> Given instruction
Every line containing the word "matplotlib" needs to be found and copied.

> Data provided
┌──

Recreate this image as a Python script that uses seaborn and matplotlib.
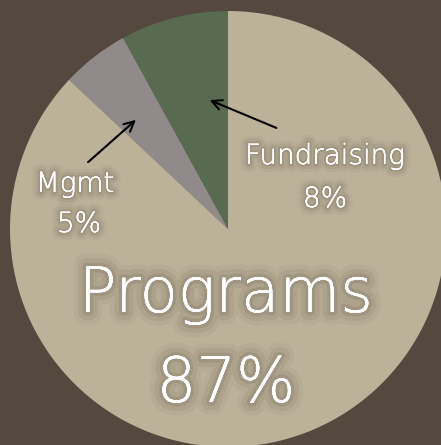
import matplotlib.pyplot as plt
import matplotlib.patheffects as pe
import seaborn as sns

# slices in drawing order, counter-clockwise from 12 o'clock
labels = ["Fundraising", "Mgmt", "Programs"]
shares = [8, 5, 87]
colors = ["#586a4f", "#908a8b", "#bcb29a"]
bg = "#54483f"

sns.set_theme(style="white")
plt.rcParams['font.family'] = ['DejaVu Sans']

fig = plt.figure(figsize=(4.41, 4.45), dpi=100, facecolor=bg)
ax = fig.add_axes([0, 0, 1, 1])
ax.set_facecolor(bg)

# pie in pixel-like data space (y up)
H = 445
ax.pie(shares, colors=colors, startangle=90, counterclock=True,
       center=(228, H - 229), radius=218,
       wedgeprops=dict(linewidth=0))
ax.set_xlim(0, 441)
ax.set_ylim(0, H)
ax.set_aspect("equal")
ax.axis("off")

shade = (0.28, 0.23, 0.18)


def glow(scale):
    return [pe.withStroke(linewidth=14 * scale, foreground=shade + (0.05,)),
            pe.withStroke(linewidth=9 * scale, foreground=shade + (0.08,)),
            pe.withStroke(linewidth=4 * scale, foreground=shade + (0.12,)),
            pe.Normal()]


def label(x, y, s, size, scale):
    ax.text(x, H - y, s, ha="center", va="center", color="white",
            fontsize=size, fontweight="light", path_effects=glow(scale))


label(226, 295, "Programs", 45, 1.3)
label(226, 385, "87%", 45, 1.3)
label(325, 156, "Fundraising", 20, 0.8)
label(325, 199, "8%", 20, 0.8)
label(75, 184, "Mgmt", 20, 0.8)
label(79, 224, "5%", 20, 0.8)

arrow = dict(arrowstyle="->", color="black", lw=1.5, mutation_scale=18)
ax.annotate("", xy=(138, H - 118), xytext=(86, H - 164), arrowprops=arrow)
ax.annotate("", xy=(207, H - 99), xytext=(279, H - 129), arrowprops=arrow)

fig.savefig("out.png", dpi=100, facecolor=bg)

└──

> Completed task
Recreate this image as a Python script that uses seaborn and matplotlib.
import matplotlib.pyplot as plt
import matplotlib.patheffects as pe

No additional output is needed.